Restate each line of the listing exactly, without carrying over any pictures.
######
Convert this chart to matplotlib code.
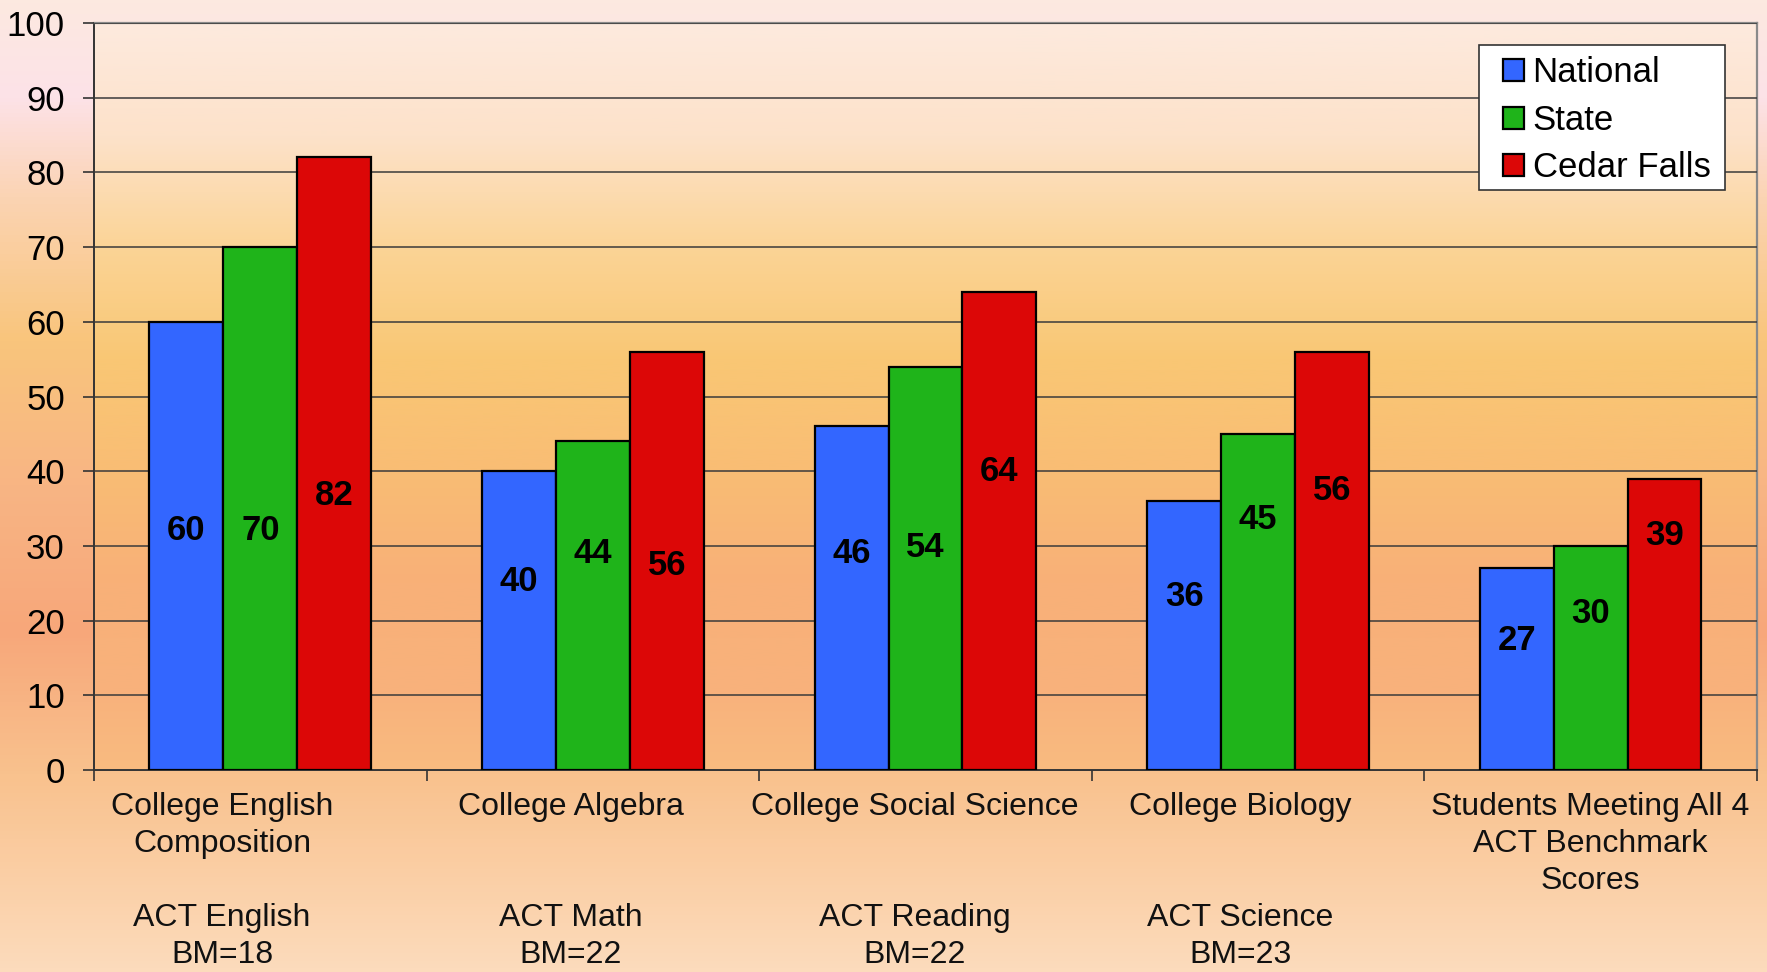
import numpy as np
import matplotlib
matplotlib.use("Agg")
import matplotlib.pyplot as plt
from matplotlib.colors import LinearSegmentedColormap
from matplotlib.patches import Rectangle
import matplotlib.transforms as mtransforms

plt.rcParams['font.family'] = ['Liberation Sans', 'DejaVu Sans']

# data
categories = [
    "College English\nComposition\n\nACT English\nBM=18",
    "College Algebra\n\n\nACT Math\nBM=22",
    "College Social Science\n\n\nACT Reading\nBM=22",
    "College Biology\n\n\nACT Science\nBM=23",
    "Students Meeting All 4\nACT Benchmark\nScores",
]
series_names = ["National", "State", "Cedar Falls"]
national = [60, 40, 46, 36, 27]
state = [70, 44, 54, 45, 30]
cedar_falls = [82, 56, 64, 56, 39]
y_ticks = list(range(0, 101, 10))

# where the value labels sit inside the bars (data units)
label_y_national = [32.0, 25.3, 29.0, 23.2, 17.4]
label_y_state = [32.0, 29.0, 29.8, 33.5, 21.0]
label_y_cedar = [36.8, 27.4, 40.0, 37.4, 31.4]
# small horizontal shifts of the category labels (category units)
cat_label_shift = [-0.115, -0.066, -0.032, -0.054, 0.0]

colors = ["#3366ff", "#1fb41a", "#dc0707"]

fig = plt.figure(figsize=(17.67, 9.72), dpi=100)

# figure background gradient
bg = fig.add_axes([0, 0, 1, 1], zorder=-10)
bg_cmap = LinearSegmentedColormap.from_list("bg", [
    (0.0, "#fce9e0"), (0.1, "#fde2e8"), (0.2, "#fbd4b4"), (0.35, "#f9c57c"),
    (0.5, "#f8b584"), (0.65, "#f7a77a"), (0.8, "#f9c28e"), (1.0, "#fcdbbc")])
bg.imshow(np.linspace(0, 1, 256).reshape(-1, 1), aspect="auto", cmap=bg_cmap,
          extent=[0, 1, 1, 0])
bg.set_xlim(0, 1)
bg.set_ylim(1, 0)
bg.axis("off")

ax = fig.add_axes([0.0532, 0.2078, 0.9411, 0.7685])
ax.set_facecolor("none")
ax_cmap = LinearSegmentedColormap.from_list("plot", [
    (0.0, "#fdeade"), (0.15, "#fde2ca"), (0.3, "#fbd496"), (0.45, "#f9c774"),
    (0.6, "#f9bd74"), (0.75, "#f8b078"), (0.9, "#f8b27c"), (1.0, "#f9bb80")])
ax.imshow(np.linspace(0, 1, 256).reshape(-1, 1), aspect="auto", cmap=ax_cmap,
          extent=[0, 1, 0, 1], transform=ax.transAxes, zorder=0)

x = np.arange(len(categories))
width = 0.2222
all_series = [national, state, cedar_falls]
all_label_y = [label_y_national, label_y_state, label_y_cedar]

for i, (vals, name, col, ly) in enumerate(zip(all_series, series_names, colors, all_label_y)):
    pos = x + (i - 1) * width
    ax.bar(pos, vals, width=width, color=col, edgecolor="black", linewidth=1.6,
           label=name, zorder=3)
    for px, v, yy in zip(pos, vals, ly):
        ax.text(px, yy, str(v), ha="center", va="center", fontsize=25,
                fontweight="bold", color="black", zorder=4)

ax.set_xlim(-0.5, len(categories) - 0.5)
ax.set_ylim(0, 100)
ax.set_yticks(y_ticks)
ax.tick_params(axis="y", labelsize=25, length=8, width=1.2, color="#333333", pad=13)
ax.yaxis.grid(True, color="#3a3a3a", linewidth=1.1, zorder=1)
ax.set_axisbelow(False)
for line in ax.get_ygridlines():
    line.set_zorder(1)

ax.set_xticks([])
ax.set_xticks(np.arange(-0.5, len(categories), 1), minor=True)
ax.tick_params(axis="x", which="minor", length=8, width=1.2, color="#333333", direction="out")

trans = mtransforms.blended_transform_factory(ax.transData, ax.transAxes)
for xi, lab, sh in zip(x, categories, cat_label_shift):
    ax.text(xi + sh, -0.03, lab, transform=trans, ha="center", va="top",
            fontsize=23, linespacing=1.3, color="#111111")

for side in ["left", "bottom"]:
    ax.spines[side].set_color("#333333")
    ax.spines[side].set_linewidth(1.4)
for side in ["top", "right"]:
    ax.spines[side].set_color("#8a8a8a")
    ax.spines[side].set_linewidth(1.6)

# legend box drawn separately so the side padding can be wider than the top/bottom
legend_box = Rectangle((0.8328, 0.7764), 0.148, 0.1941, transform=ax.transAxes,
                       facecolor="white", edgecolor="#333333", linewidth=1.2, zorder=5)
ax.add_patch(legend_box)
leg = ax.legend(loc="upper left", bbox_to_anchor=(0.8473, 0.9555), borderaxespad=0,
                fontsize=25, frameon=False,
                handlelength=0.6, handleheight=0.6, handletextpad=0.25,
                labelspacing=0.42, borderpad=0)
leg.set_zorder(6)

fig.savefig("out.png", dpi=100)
######
§ **ANSWER**
Convert this chart to matplotlib code.
import numpy as np
import matplotlib
matplotlib.use("Agg")
import matplotlib.pyplot as plt
from matplotlib.colors import LinearSegmentedColormap
from matplotlib.patches import Rectangle
import matplotlib.transforms as mtransforms

plt.rcParams['font.family'] = ['Liberation Sans', 'DejaVu Sans']

# data
categories = [
    "College English\nComposition\n\nACT English\nBM=18",
    "College Algebra\n\n\nACT Math\nBM=22",
    "College Social Science\n\n\nACT Reading\nBM=22",
    "College Biology\n\n\nACT Science\nBM=23",
    "Students Meeting All 4\nACT Benchmark\nScores",
]
series_names = ["National", "State", "Cedar Falls"]
national = [60, 40, 46, 36, 27]
state = [70, 44, 54, 45, 30]
cedar_falls = [82, 56, 64, 56, 39]
y_ticks = list(range(0, 101, 10))

# where the value labels sit inside the bars (data units)
label_y_national = [32.0, 25.3, 29.0, 23.2, 17.4]
label_y_state = [32.0, 29.0, 29.8, 33.5, 21.0]
label_y_cedar = [36.8, 27.4, 40.0, 37.4, 31.4]
# small horizontal shifts of the category labels (category units)
cat_label_shift = [-0.115, -0.066, -0.032, -0.054, 0.0]

colors = ["#3366ff", "#1fb41a", "#dc0707"]

fig = plt.figure(figsize=(17.67, 9.72), dpi=100)

# figure background gradient
bg = fig.add_axes([0, 0, 1, 1], zorder=-10)
bg_cmap = LinearSegmentedColormap.from_list("bg", [
    (0.0, "#fce9e0"), (0.1, "#fde2e8"), (0.2, "#fbd4b4"), (0.35, "#f9c57c"),
    (0.5, "#f8b584"), (0.65, "#f7a77a"), (0.8, "#f9c28e"), (1.0, "#fcdbbc")])
bg.imshow(np.linspace(0, 1, 256).reshape(-1, 1), aspect="auto", cmap=bg_cmap,
          extent=[0, 1, 1, 0])
bg.set_xlim(0, 1)
bg.set_ylim(1, 0)
bg.axis("off")

ax = fig.add_axes([0.0532, 0.2078, 0.9411, 0.7685])
ax.set_facecolor("none")
ax_cmap = LinearSegmentedColormap.from_list("plot", [
    (0.0, "#fdeade"), (0.15, "#fde2ca"), (0.3, "#fbd496"), (0.45, "#f9c774"),
    (0.6, "#f9bd74"), (0.75, "#f8b078"), (0.9, "#f8b27c"), (1.0, "#f9bb80")])
ax.imshow(np.linspace(0, 1, 256).reshape(-1, 1), aspect="auto", cmap=ax_cmap,
          extent=[0, 1, 0, 1], transform=ax.transAxes, zorder=0)

x = np.arange(len(categories))
width = 0.2222
all_series = [national, state, cedar_falls]
all_label_y = [label_y_national, label_y_state, label_y_cedar]

for i, (vals, name, col, ly) in enumerate(zip(all_series, series_names, colors, all_label_y)):
    pos = x + (i - 1) * width
    ax.bar(pos, vals, width=width, color=col, edgecolor="black", linewidth=1.6,
           label=name, zorder=3)
    for px, v, yy in zip(pos, vals, ly):
        ax.text(px, yy, str(v), ha="center", va="center", fontsize=25,
                fontweight="bold", color="black", zorder=4)

ax.set_xlim(-0.5, len(categories) - 0.5)
ax.set_ylim(0, 100)
ax.set_yticks(y_ticks)
ax.tick_params(axis="y", labelsize=25, length=8, width=1.2, color="#333333", pad=13)
ax.yaxis.grid(True, color="#3a3a3a", linewidth=1.1, zorder=1)
ax.set_axisbelow(False)
for line in ax.get_ygridlines():
    line.set_zorder(1)

ax.set_xticks([])
ax.set_xticks(np.arange(-0.5, len(categories), 1), minor=True)
ax.tick_params(axis="x", which="minor", length=8, width=1.2, color="#333333", direction="out")

trans = mtransforms.blended_transform_factory(ax.transData, ax.transAxes)
for xi, lab, sh in zip(x, categories, cat_label_shift):
    ax.text(xi + sh, -0.03, lab, transform=trans, ha="center", va="top",
            fontsize=23, linespacing=1.3, color="#111111")

for side in ["left", "bottom"]:
    ax.spines[side].set_color("#333333")
    ax.spines[side].set_linewidth(1.4)
for side in ["top", "right"]:
    ax.spines[side].set_color("#8a8a8a")
    ax.spines[side].set_linewidth(1.6)

# legend box drawn separately so the side padding can be wider than the top/bottom
legend_box = Rectangle((0.8328, 0.7764), 0.148, 0.1941, transform=ax.transAxes,
                       facecolor="white", edgecolor="#333333", linewidth=1.2, zorder=5)
ax.add_patch(legend_box)
leg = ax.legend(loc="upper left", bbox_to_anchor=(0.8473, 0.9555), borderaxespad=0,
                fontsize=25, frameon=False,
                handlelength=0.6, handleheight=0.6, handletextpad=0.25,
                labelspacing=0.42, borderpad=0)
leg.set_zorder(6)

fig.savefig("out.png", dpi=100)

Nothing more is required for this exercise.